Do you also think you should be compensated by OpenAI for all the blog posts you've written that went into GPT3's training?


For sure


perhaps they can reimburse them with free access to an IDE and perpetual hosting of their repos

/snark! I think it'd be great if AI could tag its sources and distribute money accordingly, but I expect some perverse incentives to pop up in doing so...


The verb "should" does a lot of heavy lifting in that sentence.

Because, if they don't pay these folks... I mean, who does that hurt? The concept of intellectual property exists to incentivize creating valuable art/literature/code. In theory at least, we agree to uphold IP laws because we recognize that more value gets created when they're a state enforced monopoly on the person who came up with that piece of art/literature/code.

But we also recognize that sometimes these laws go too far; eg that there are patent trolls and corporations fighting public domain and game publishers going after anyone who makes a let's-play of their video.

In those case, it's reasonable to think the world would be better off if we all shrugged and told the IP holders "too bad, someone else is going to create value off your work and you're not going to get a cent from it, we just think it's not worth building and maintaining a nightmare bureaucracy just so you can tax them".
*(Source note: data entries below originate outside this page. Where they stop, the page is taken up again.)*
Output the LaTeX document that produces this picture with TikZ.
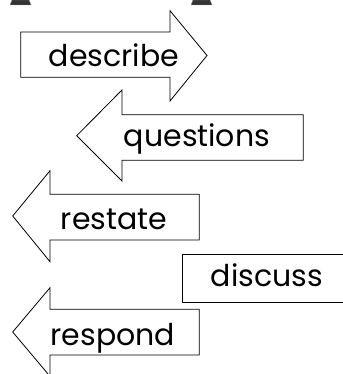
\documentclass[tikz,border=0pt]{standalone}
\usepackage{fontspec}
\setmainfont{Poppins}
\begin{document}
\begin{tikzpicture}[x=1pt,y=-1pt,
  outline/.style={draw=black,line width=0.8pt,fill=white,line join=miter},
  word/.style={font=\fontsize{30}{30}\selectfont,inner sep=0pt,anchor=base},
  stub/.style={fill=black!80,draw=black!45,line width=0.4pt}]
\useasboundingbox (0,0) rectangle (342,374);
% dark feet cut off by the upper edge
\draw[stub] (12,0) -- (29,0) -- (31,5) -- (10,5) -- cycle;
\draw[stub] (193,0) -- (210,0) -- (212,5) -- (191,5) -- cycle;
% describe: arrow pointing right
\draw[outline] (20.7,32) -- (170,32) -- (170,10.7) -- (207,55.5) -- (170,101)
  -- (170,77.3) -- (20.7,77.3) -- cycle;
\node[word] (describe) at (114,66.7) {describe};
% questions: arrow pointing left
\draw[outline] (303.3,114.7) -- (122,114.7) -- (122,90) -- (76.7,135.7) -- (122,181)
  -- (122,160.3) -- (303.3,160.3) -- cycle;
\node[word] (questions) at (197,146.7) {questions};
% restate: arrow pointing left
\draw[outline] (199.3,194.3) -- (50,194.3) -- (50,170.7) -- (12.7,216) -- (50,261.7)
  -- (50,240) -- (199.3,240) -- cycle;
\node[word] (restate) at (114,229.3) {restate};
% discuss: plain box running off the right edge
\draw[outline] (345,254.3) -- (182,254.3) -- (182,302.3) -- (345,302.3);
\node[word] (discuss) at (267,286.7) {discuss};
% respond: arrow pointing left
\draw[outline] (199.3,309.3) -- (50,309.3) -- (50,287.7) -- (12.7,332) -- (50,376.3)
  -- (50,355) -- (199.3,355) -- cycle;
\node[word] (respond) at (113,345.5) {respond};
\end{tikzpicture}
\end{document}
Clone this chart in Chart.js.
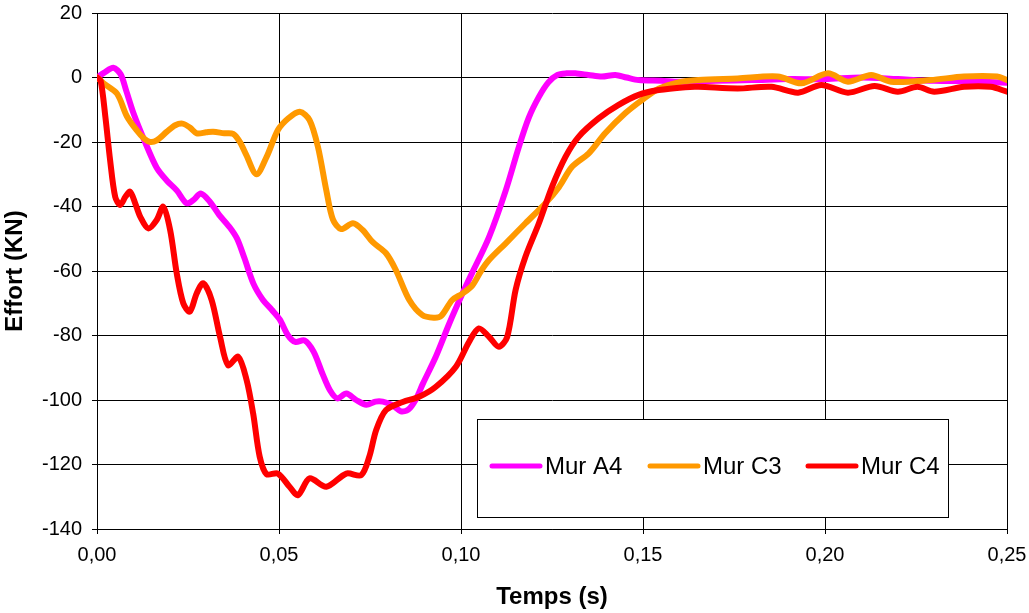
<!DOCTYPE html>
<html>
<head>
<meta charset="utf-8">
<script src="https://cdn.jsdelivr.net/npm/chart.js@4"></script>
<style>
  html, body { margin: 0; padding: 0; background: #fff; }
  #wrap { width: 1029px; height: 613px; }
</style>
</head>
<body>
<div id="wrap"><canvas id="effort"></canvas></div>
<script>
// values: time (s) and effort (kN)
const tA4 = [0, 0.002, 0.0045, 0.0065, 0.008, 0.010, 0.0132, 0.0164, 0.0192, 0.0219, 0.0246, 0.0265, 0.0285, 0.031, 0.0335, 0.0365, 0.0385, 0.0405, 0.043, 0.0456, 0.048, 0.0502, 0.0525, 0.0545, 0.057, 0.0595, 0.062, 0.064, 0.066, 0.0685, 0.0712, 0.074, 0.0765, 0.0785, 0.081, 0.0835, 0.0855, 0.0875, 0.0895, 0.0931, 0.0967, 0.1004, 0.1031, 0.1077, 0.1123, 0.1159, 0.1186, 0.1214, 0.124, 0.1265, 0.129, 0.1314, 0.135, 0.1387, 0.1424, 0.1455, 0.1488, 0.155, 0.16, 0.17, 0.18, 0.19, 0.20, 0.21, 0.22, 0.23, 0.24, 0.25];
const vA4 = [0, 1.5, 3, 1, -4, -11, -20, -28, -32, -35, -39, -38, -36, -38.5, -42.5, -46.5, -50, -56, -64, -69, -72, -75, -80, -82, -81.5, -85, -92, -97, -99.5, -98, -100, -101.5, -100.5, -100.5, -101.5, -103.5, -103, -100, -95, -86.5, -76.5, -67, -60.5, -49.5, -35, -21.5, -12.5, -6, -1.5, 0.8, 1.3, 1.3, 0.8, 0.3, 0.8, 0, -0.8, -1, -1.3, -1, -0.8, -0.5, -0.5, 0, -0.5, -1, -1.2, -1.6];

const tC3 = [0, 0.0018, 0.0055, 0.0082, 0.011, 0.013, 0.0146, 0.0164, 0.0192, 0.0215, 0.0235, 0.0255, 0.0274, 0.03, 0.0319, 0.035, 0.0374, 0.0392, 0.041, 0.0438, 0.0466, 0.0497, 0.0525, 0.0557, 0.0584, 0.0607, 0.063, 0.0648, 0.0671, 0.0703, 0.073, 0.0757, 0.0794, 0.0821, 0.0858, 0.0894, 0.0925, 0.0945, 0.0976, 0.1004, 0.1031, 0.1055, 0.1077, 0.1123, 0.1177, 0.1232, 0.1269, 0.1305, 0.1351, 0.1396, 0.1451, 0.1497, 0.1543, 0.1597, 0.1652, 0.176, 0.187, 0.1935, 0.2008, 0.2063, 0.2127, 0.2181, 0.229, 0.2382, 0.2473, 0.25];
const vC3 = [0, -1.8, -5, -12, -16.5, -19, -20, -19.5, -16.8, -14.8, -14.3, -15.5, -17.3, -17, -16.8, -17.3, -17.5, -19.9, -24, -30, -24.6, -16.3, -12.7, -10.6, -13.2, -21.5, -35, -44, -47, -45.2, -47.3, -51, -54.5, -59.7, -69, -73.7, -74.5, -74, -69, -67, -64.5, -60, -56.6, -51.4, -45.2, -39, -34, -27.7, -23.5, -17.3, -11.1, -7, -3.5, -1.5, -0.8, -0.3, 0.3, -1.8, 1.3, -1.3, 0.8, -1.3, -0.8, 0.3, 0.3, -0.8];

const tC4 = [0, 0.001, 0.0023, 0.0036, 0.005, 0.0064, 0.0078, 0.0091, 0.0105, 0.0119, 0.0141, 0.0164, 0.0182, 0.0201, 0.0219, 0.0237, 0.0255, 0.0274, 0.0292, 0.0315, 0.0338, 0.036, 0.0388, 0.0411, 0.0429, 0.0447, 0.0466, 0.0497, 0.0529, 0.0552, 0.0584, 0.063, 0.0685, 0.0726, 0.0748, 0.0767, 0.0794, 0.084, 0.0885, 0.0931, 0.0986, 0.1022, 0.1049, 0.1077, 0.1104, 0.1127, 0.115, 0.1177, 0.1214, 0.125, 0.1287, 0.1323, 0.1378, 0.1433, 0.1488, 0.1543, 0.1616, 0.1652, 0.176, 0.1853, 0.1926, 0.199, 0.2063, 0.2136, 0.22, 0.2254, 0.23, 0.2382, 0.2455, 0.25];
const vC4 = [0, -1, -12.2, -25.6, -37, -39.5, -37, -35.4, -39, -43.2, -46.8, -44.2, -40.1, -47.3, -60.7, -70, -72.6, -66.9, -63.8, -69, -80.4, -89.2, -86.6, -93.8, -104.2, -117.6, -123, -122.8, -126.9, -129.5, -124.3, -126.9, -122.8, -123.3, -117.6, -109.3, -103.1, -100.6, -99, -95.9, -89.7, -82, -77.8, -80.4, -83.5, -80.4, -65.9, -55.6, -45.2, -33.9, -24.6, -18.4, -12.7, -8.5, -5.4, -3.9, -3, -2.9, -3.4, -2.9, -4.7, -2.3, -4.7, -2.6, -4.4, -2.9, -4.4, -2.9, -2.9, -4.4];

const seriesNames = ['Mur A4', 'Mur C3', 'Mur C4'];
const seriesColors = ['#FF00FF', '#FF9900', '#FF0000'];

const FONT = '"Liberation Sans", Arial, sans-serif';
const pairs = (ts, vs) => ts.map((t, i) => ({ x: t, y: vs[i] }));

// legend box sitting inside the plot, drawn by hand
const boxLegend = {
  id: 'boxLegend',
  afterDraw(chart) {
    const ctx = chart.ctx;
    const bx = 477, by = 419, bw = 471, bh = 98;
    ctx.save();
    ctx.fillStyle = '#fff';
    ctx.fillRect(bx, by, bw, bh);
    ctx.strokeStyle = '#000';
    ctx.lineWidth = 1;
    ctx.strokeRect(bx + 0.5, by + 0.5, bw, bh);
    ctx.font = '24px ' + FONT;
    ctx.textBaseline = 'middle';
    const cy = by + 47;
    [492, 650, 808].forEach((lx, i) => {
      ctx.strokeStyle = seriesColors[i];
      ctx.lineWidth = 5;
      ctx.lineCap = 'round';
      ctx.beginPath();
      ctx.moveTo(lx, cy);
      ctx.lineTo(lx + 48, cy);
      ctx.stroke();
      ctx.fillStyle = '#000';
      ctx.fillText(seriesNames[i], lx + 53, cy + 1);
    });
    ctx.restore();
  }
};

new Chart(document.getElementById('effort'), {
  type: 'line',
  data: {
    datasets: [
      { label: seriesNames[0], data: pairs(tA4, vA4), borderColor: seriesColors[0], order: 3 },
      { label: seriesNames[1], data: pairs(tC3, vC3), borderColor: seriesColors[1], order: 2 },
      { label: seriesNames[2], data: pairs(tC4, vC4), borderColor: seriesColors[2], order: 1 }
    ]
  },
  options: {
    responsive: true,
    maintainAspectRatio: false,
    animation: false,
    layout: { padding: { top: 13, right: 22, left: 0, bottom: 0 } },
    elements: {
      point: { radius: 0 },
      line: { borderWidth: 6, tension: 0.3, borderCapStyle: 'round', borderJoinStyle: 'round' }
    },
    plugins: {
      legend: { display: false },
      tooltip: { enabled: false }
    },
    scales: {
      x: {
        type: 'linear',
        min: 0,
        max: 0.25,
        afterFit(scale) {
          scale.height = 84;
          scale.paddingLeft = 0;
          scale.paddingRight = 0;
        },
        grid: { color: '#000', lineWidth: 1, tickLength: 5 },
        border: { color: '#000' },
        ticks: {
          stepSize: 0.05,
          color: '#000',
          padding: 9,
          font: { family: FONT, size: 20 },
          callback: v => v.toFixed(2).replace('.', ',')
        },
        title: {
          display: true,
          text: 'Temps (s)',
          color: '#000',
          padding: { top: 0, bottom: 1 },
          font: { family: FONT, size: 24, weight: 'bold' }
        }
      },
      y: {
        min: -140,
        max: 20,
        afterFit(scale) {
          scale.width = 97;
          scale.paddingTop = 0;
          scale.paddingBottom = 0;
        },
        grid: { color: '#000', lineWidth: 1, tickLength: 5 },
        border: { color: '#000' },
        ticks: {
          stepSize: 20,
          color: '#000',
          padding: 10,
          font: { family: FONT, size: 20 }
        },
        title: {
          display: true,
          text: 'Effort (KN)',
          color: '#000',
          padding: { top: 1, bottom: 0 },
          font: { family: FONT, size: 24, weight: 'bold' }
        }
      }
    }
  },
  plugins: [boxLegend]
});
</script>
</body>
</html>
And from that point of view... Copilot is fine? It's not like the people posting code on Github or StackOverflow were thinking "I'm only doing this because I know a future AI 10 years from now won't scrap the code I wrote to train a neural network to create a code completion engine". Yeah, yeah, this breaks the spirit of the GPL and Stallman's vision, etc, etc.
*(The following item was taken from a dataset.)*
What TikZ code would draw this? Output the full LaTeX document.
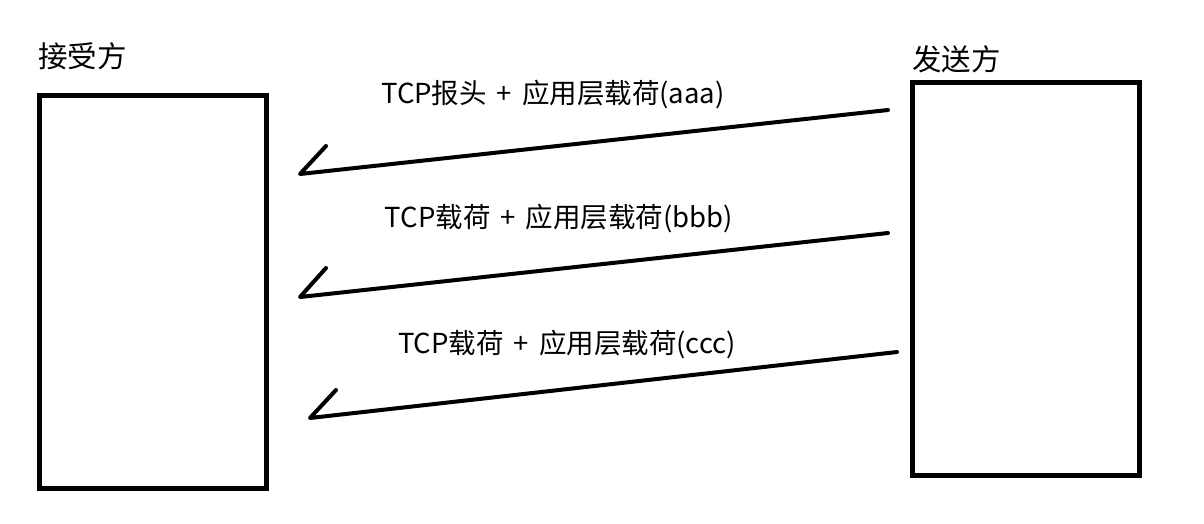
\documentclass[tikz,border=0pt]{standalone}
\usepackage{fontspec}
\newfontfamily\cjk{Noto Sans CJK SC}
\newcommand{\gapsp}{\hspace{10pt}}
\begin{document}
\begin{tikzpicture}[x=1pt,y=-1pt,
  party/.style={draw=black,line width=4.5pt,minimum width=227pt,minimum height=393pt,inner sep=0pt,anchor=north west},
  title/.style={font=\cjk\fontsize{29.5}{32}\selectfont,anchor=west,inner sep=0pt},
  lbl/.style={font=\cjk\fontsize{27.5}{30}\selectfont,inner sep=0pt},
  msg/.style={line width=4pt,line cap=round,line join=round}]
\useasboundingbox[fill=white] (0,0) rectangle (1204,523);
\node[party] (recv) at (37,93) {};
\node[party] (send) at (910,80) {};
\node[title] (recvt) at (38,56) {接受方};
\node[title] (sendt) at (912,59) {发送方};
\coordinate (s1) at (888,110); \coordinate (e1) at (300,174); \coordinate (t1) at (326,146);
\coordinate (s2) at (888,233); \coordinate (e2) at (300,297); \coordinate (t2) at (326,268);
\coordinate (s3) at (897,352); \coordinate (e3) at (310,418); \coordinate (t3) at (336,390);
\draw[msg] (s1) -- (e1) -- (t1);
\draw[msg] (s2) -- (e2) -- (t2);
\draw[msg] (s3) -- (e3) -- (t3);
\node[lbl] (l1) at (553,95) {TCP报头\gapsp{}+\gapsp{}应用层载荷(aaa)};
\node[lbl] (l2) at (559,219) {TCP载荷\gapsp{}+\gapsp{}应用层载荷(bbb)};
\node[lbl] (l3) at (567,345) {TCP载荷\gapsp{}+\gapsp{}应用层载荷(ccc)};
\end{tikzpicture}
\end{document}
But... I mean, at some point, you got to stop debating semantics and wonder what we're coding for. What Microsoft has created is a tool that can collectively save developers billions of man-hours. It's a net good for humanity. As far as I'm concerned, the fact that this net good was developed is infinitely more important than the fact that Microsoft didn't pay royalties to a nebulous amount of developers who wouldn't have noticed anything if Microsoft hadn't developed Copilot.

tldr MIT license is great, piracy is great, fanfiction is great, screw the very concept of intellectual property.